An author owned an asterisk
And kept it in his den
Where he wrote tales which had large sales
Of erring maids and men,
And always, when he reached the point
Where carping censors lurk,
He called upon the asterisk
To do his dirty work!
anthologized, according to an internet source, in Silcock (1952), although AWE hasn't yet traced the original writer.


Students in Higher Education may see it in some of the following specialized uses current in some subjects.

  • In education, most British HE students will be familiar with the use of asterisk (commonly pronounced 'star', IPA: /stɑːr/) as denominating the highest grades available in GCSE and A level examinations. (A * or A star is a grade above A, which was previously the highest obtainable.)
  • in Linguistics, the asterisk has two main conventional uses.

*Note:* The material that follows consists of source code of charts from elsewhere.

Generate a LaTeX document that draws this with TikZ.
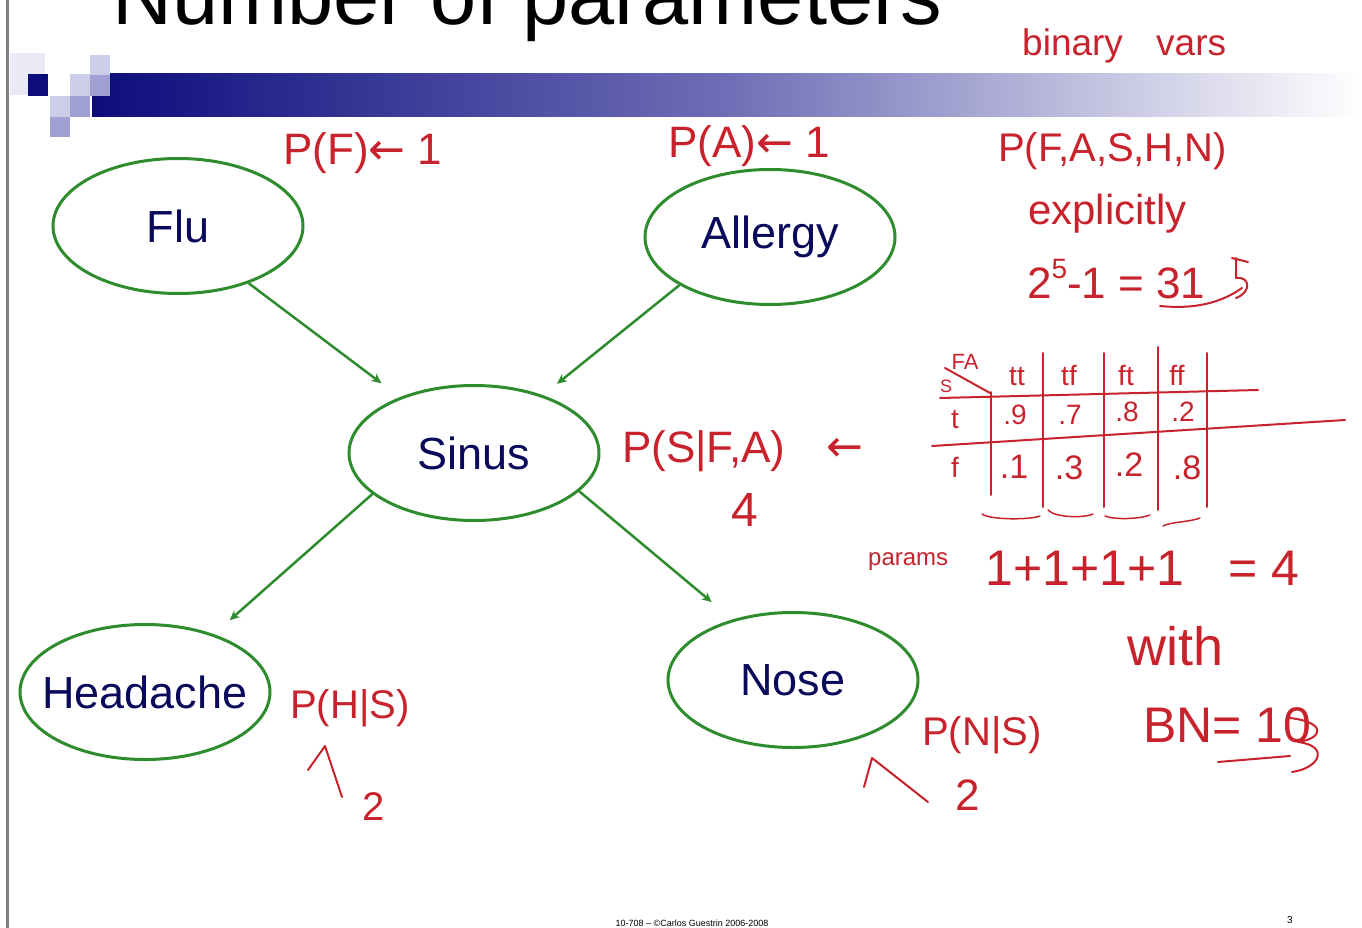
\documentclass[tikz,border=0pt]{standalone}
\usepackage{fontspec}
\setmainfont{Liberation Sans}
\newfontfamily\symf{DejaVu Sans}
\usetikzlibrary{shapes.geometric,arrows.meta}
\definecolor{navy}{RGB}{12,12,125}
\definecolor{barmid}{RGB}{110,110,182}
\definecolor{nodetext}{RGB}{10,10,90}
\definecolor{grn}{RGB}{46,140,46}
\definecolor{ink}{RGB}{200,35,45}
\definecolor{lav1}{RGB}{234,234,246}
\definecolor{lav2}{RGB}{205,205,232}
\definecolor{lav3}{RGB}{160,160,210}
\begin{document}
\begin{tikzpicture}[x=1pt,y=-1pt,
  bn/.style={ellipse, draw=grn, line width=3pt, minimum width=250pt, minimum height=135pt, inner sep=0pt, font=\fontsize{45}{50}\selectfont, text=nodetext},
  arr/.style={draw=grn, line width=2.5pt, -{Stealth[length=10pt,width=9pt]}},
  hw/.style={text=ink, inner sep=0pt, anchor=base west},
  cell/.style={text=ink, inner sep=0pt, font=\fontsize{28}{30}\selectfont},
  redline/.style={draw=ink, line width=2pt, line cap=round, line join=round}]
\useasboundingbox (0,0) rectangle (1362,928);
\fill[white] (0,0) rectangle (1362,928);
% slide decoration
\draw[gray, line width=3pt] (7,0) -- (7,928);
\node[anchor=base west, inner sep=0pt, font=\fontsize{83}{90}\selectfont] (title) at (112,25) {Number of parameters};
\shade[left color=navy, right color=white, middle color=barmid] (92,74) rectangle (1362,117);
\fill[lav1] (10,53) rectangle (45,95);
\fill[navy] (28,74) rectangle (48,96);
\fill[lav2] (50,96) rectangle (70,117);
\fill[lav3] (50,117) rectangle (70,137);
\fill[lav2] (70,74) rectangle (90,96);
\fill[lav3] (70,96) rectangle (90,117);
\fill[lav2] (90,55) rectangle (110,75);
\fill[lav3] (90,75) rectangle (110,96);
% network
\node[bn] (flu) at (178,226) {Flu};
\node[bn] (allergy) at (770,237) {Allergy};
\node[bn] (sinus) at (474,453) {Sinus};
\node[bn] (headache) at (145,692) {\makebox[0pt]{Headache}};
\node[bn] (nose) at (793,680) {Nose};
\draw[arr, shorten >=23pt] (flu.321) -- (sinus.143);
\draw[arr, shorten >=18pt] (allergy.208) -- (sinus.40);
\draw[arr, shorten >=21pt] (sinus.202) -- (headache.40);
\draw[arr, shorten >=27pt] (sinus.340) -- (nose.135);
% handwritten notes
\node[hw, font=\fontsize{37}{40}\selectfont] (binary) at (1022,56) {binary};
\node[hw, font=\fontsize{37}{40}\selectfont] (vars) at (1156,56) {vars};
\node[hw, font=\fontsize{44}{48}\selectfont] (pf) at (283,165) {P(F){\symf ←} 1};
\node[hw, font=\fontsize{44}{48}\selectfont] (pa) at (668,158) {P(A){\symf ←} 1};
\node[hw, font=\fontsize{40}{44}\selectfont] (joint) at (998,162) {P(F,A,S,H,N)};
\node[hw, font=\fontsize{42}{46}\selectfont] (explicitly) at (1028,225) {explicitly};
\node[hw, font=\fontsize{44}{48}\selectfont] (count) at (1027,298) {2\raisebox{0.45em}{\fontsize{28}{30}\selectfont 5}-1 = 31};
\draw[redline] (1160,306) .. controls (1200,310) and (1225,300) .. (1242,288);
\draw[redline] (1232,258) -- (1248,262) (1236,258) -- (1236,278) .. controls (1250,276) and (1252,292) .. (1236,298);
% CPT table
\draw[redline] (940,398) -- (1258,390);
\draw[redline] (932,446) -- (1345,420);
\draw[redline] (991,392) -- (991,495);
\draw[redline] (1043,353) -- (1043,507);
\draw[redline] (1104,353) -- (1104,507);
\draw[redline] (1158,347) -- (1158,510);
\draw[redline] (1207,353) -- (1207,507);
\draw[redline] (945,368) -- (990,393);
\node[cell, font=\fontsize{22}{24}\selectfont] (hfa) at (965,362) {FA};
\node[cell, font=\fontsize{18}{20}\selectfont] (hs) at (946,386) {S};
\node[cell] (htt) at (1017,377) {tt};
\node[cell] (htf) at (1069,375) {tf};
\node[cell] (hft) at (1126,375) {ft};
\node[cell] (hff) at (1177,375) {ff};
\node[cell] (rt) at (955,420) {t};
\node[cell] (c11) at (1015,415) {.9};
\node[cell] (c12) at (1070,415) {.7};
\node[cell] (c13) at (1127,412) {.8};
\node[cell] (c14) at (1183,412) {.2};
\node[cell] (rf) at (955,467) {f};
\node[cell, font=\fontsize{34}{36}\selectfont] (c21) at (1014,467) {.1};
\node[cell, font=\fontsize{34}{36}\selectfont] (c22) at (1069,468) {.3};
\node[cell, font=\fontsize{34}{36}\selectfont] (c23) at (1129,465) {.2};
\node[cell, font=\fontsize{34}{36}\selectfont] (c24) at (1187,468) {.8};
\draw[redline, line width=1.5pt] (982,514) .. controls (990,520) and (1030,520) .. (1040,516);
\draw[redline, line width=1.5pt] (1048,510) .. controls (1055,518) and (1085,518) .. (1093,514);
\draw[redline, line width=1.5pt] (1105,516) .. controls (1115,520) and (1140,519) .. (1150,515);
\draw[redline, line width=1.5pt] (1163,526) .. controls (1170,522) and (1190,522) .. (1200,518);
% P(S|F,A)
\node[hw, font=\fontsize{44}{48}\selectfont] (psfa) at (622,462) {P(S|F,A)};
\node[text=ink, inner sep=0pt, font=\fontsize{44}{48}\symf] (larr) at (845,450) {←};
\node[text=ink, inner sep=0pt, font=\fontsize{48}{52}\selectfont] (four) at (745,510) {4};
\node[hw, font=\fontsize{24}{26}\selectfont] (params) at (868,565) {params};
\node[hw, font=\fontsize{50}{54}\selectfont] (sum) at (985,585) {1+1+1+1};
\node[hw, font=\fontsize{50}{54}\selectfont] (eq) at (1228,585) {= 4};
\node[hw, font=\fontsize{54}{58}\selectfont] (with) at (1127,665) {with};
\node[hw, font=\fontsize{50}{54}\selectfont] (bn10) at (1143,742) {BN= 10};
\draw[redline] (1218,762) -- (1290,756);
\draw[redline] (1290,718) .. controls (1325,722) and (1325,738) .. (1298,742) .. controls (1330,746) and (1320,768) .. (1292,772);
% local CPTs
\node[hw, font=\fontsize{40}{44}\selectfont] (phs) at (290,718) {P(H|S)};
\draw[redline] (308,770) -- (325,746) -- (342,797);
\node[hw, font=\fontsize{40}{44}\selectfont] (two1) at (362,820) {2};
\node[hw, font=\fontsize{40}{44}\selectfont] (pns) at (922,745) {P(N|S)};
\draw[redline] (864,787) -- (872,758) -- (928,802);
\node[hw, font=\fontsize{44}{48}\selectfont] (two2) at (955,810) {2};
% footer
\node[inner sep=0pt, font=\fontsize{9}{10}\selectfont] (footer) at (692,923) {10-708 – \textcopyright Carlos Guestrin 2006-2008};
\node[inner sep=0pt, font=\fontsize{10}{11}\selectfont] (page) at (1290,920) {3};
\end{tikzpicture}
\end{document}
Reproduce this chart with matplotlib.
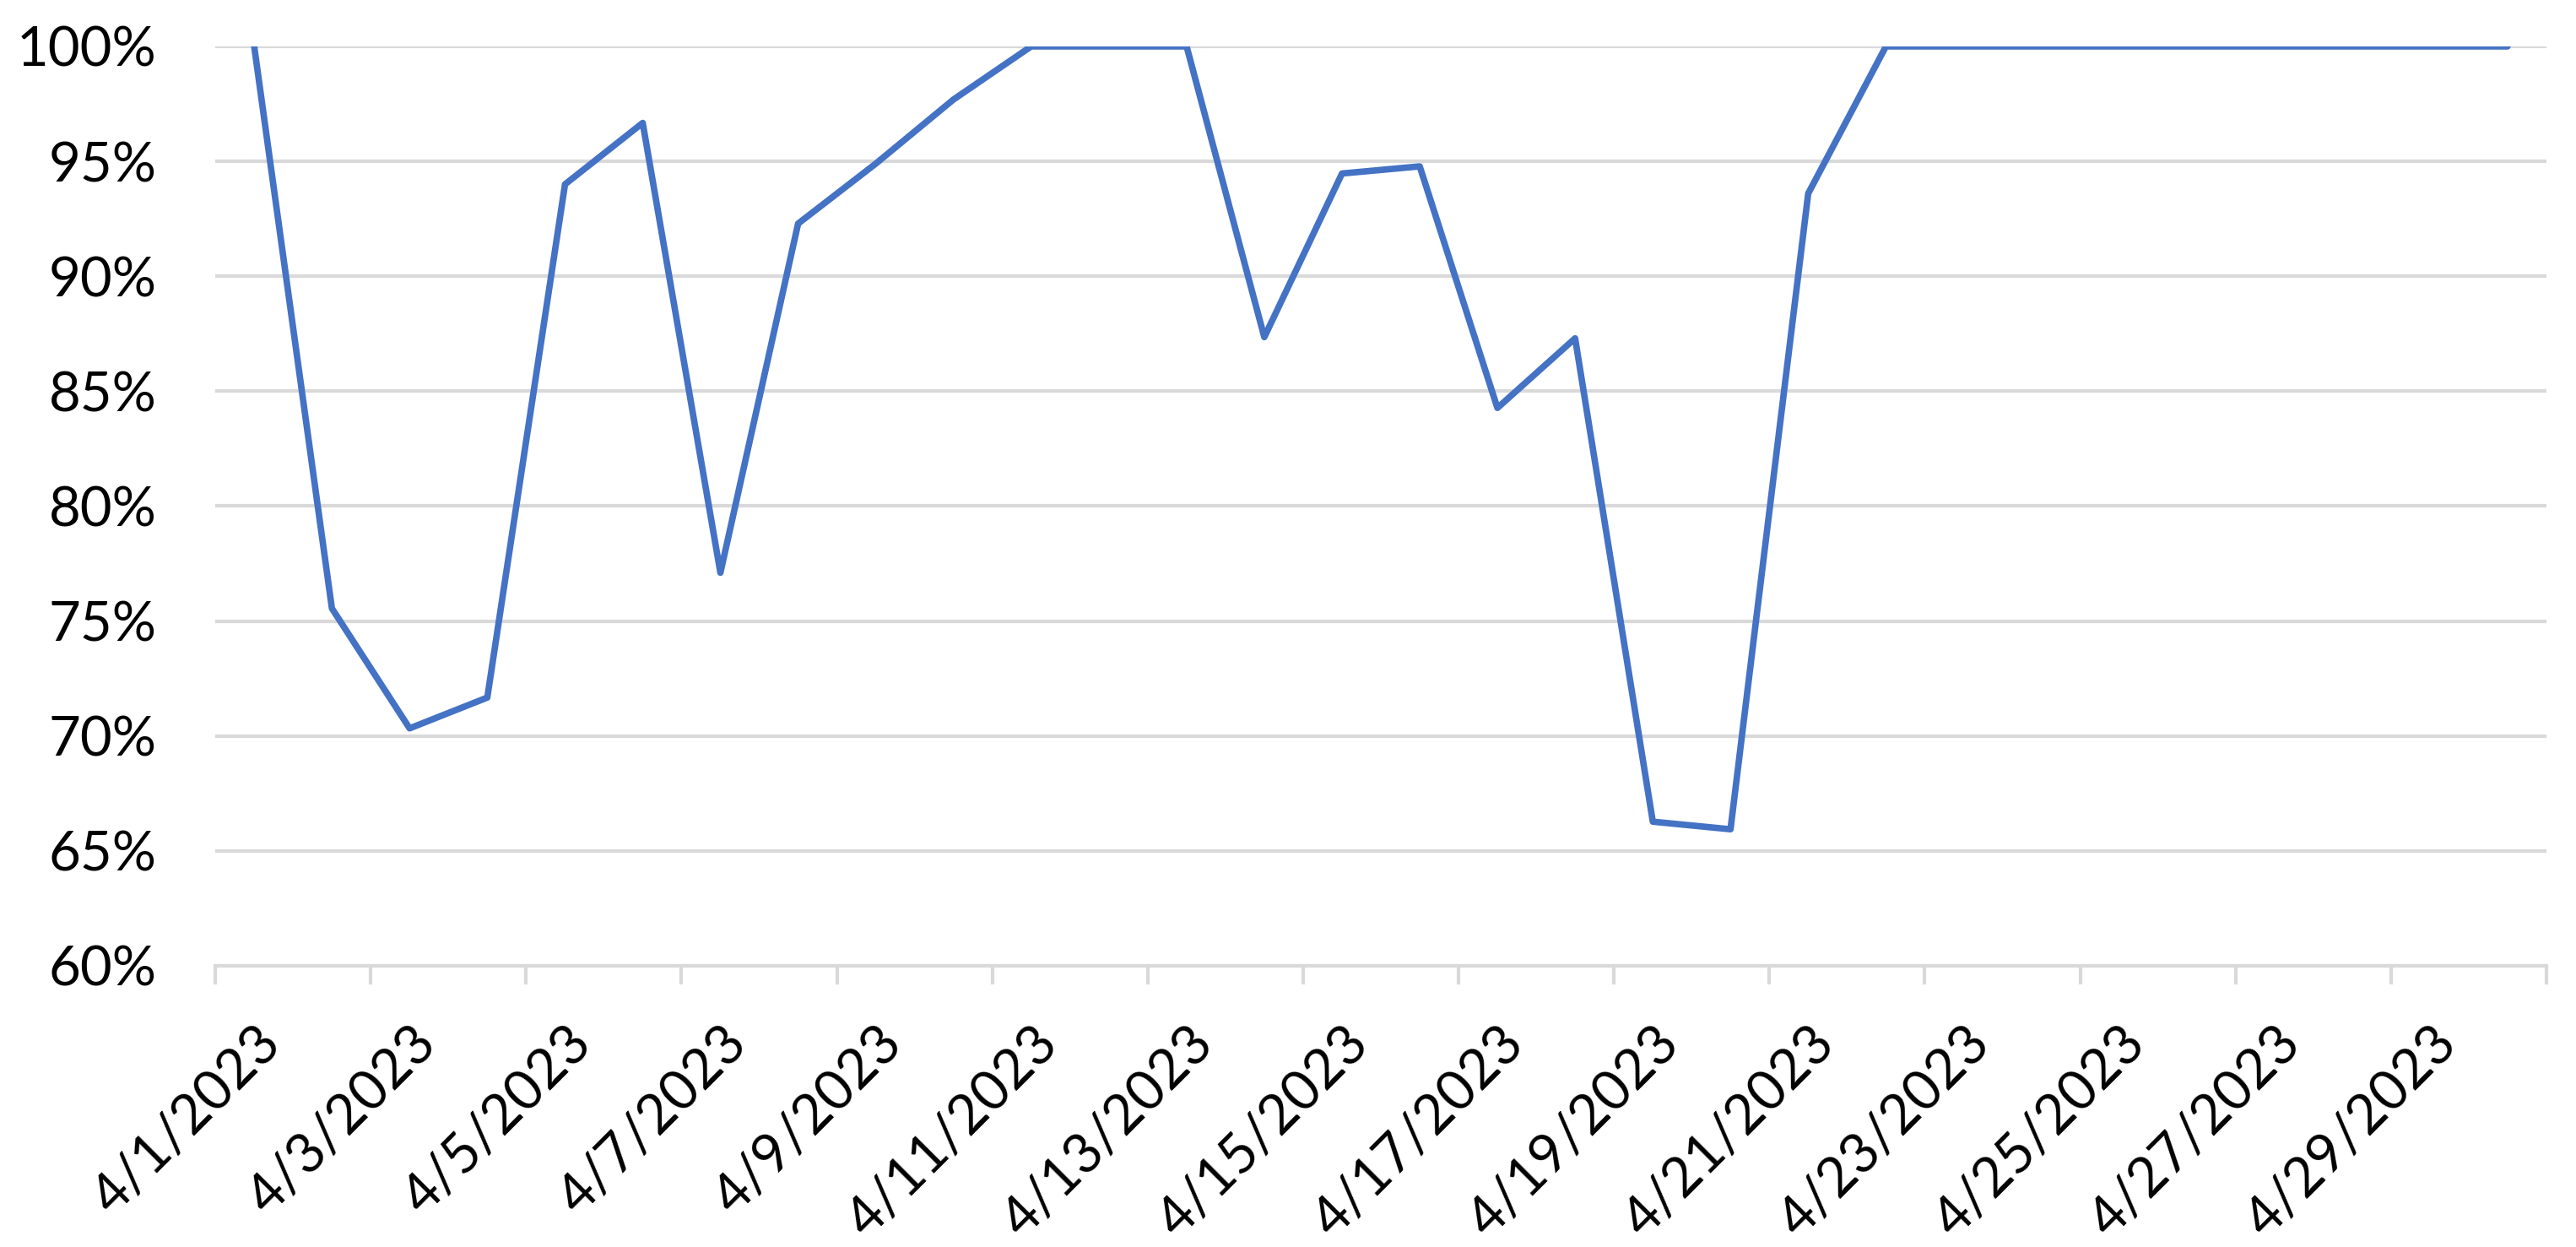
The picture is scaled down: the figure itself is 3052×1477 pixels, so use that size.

    • in historical linguistics (~etymology), * indicates a hypothetical or reconstructed form - a word for whose existence no evidence has been found, but which has been deduced by application of philological rules;
    • in prescriptive linguistics, the * indicates a form regarded by the writer (which usually corresponds with the orthodox opinion) as incorrect, and therefore to be avoided by academic writers.
  • in Mathematics and mathematical subjects, an * usually denotes an operator. In applications for general readers, this is commonly the operation 'multiply by'; to specialists, it may be many other operators which should be defined in the textbooks teaching that branch of mathematics.`Sometimes it serves to distinguish between similarly labelled algebraic and other symbolic functions.
  • In computing, the * has precise - if different - meanings in various programming languages. Ordinary users (those outside Computer Science and programming, etc) may be most likely to see it used as a 'wildcard' character. In the OED, for example, an asterisk in a search item indicates a string of any alphabetical characters of any length from ∅ upwards. The dictionary's example says "c*t finds cat, caught, commencement, conflict, consent, cot, cut, etc." - that is, any string of letters that can be found as a word which begins with 'c-' and ends with '-t'.
Do not confuse asterisk and asterix.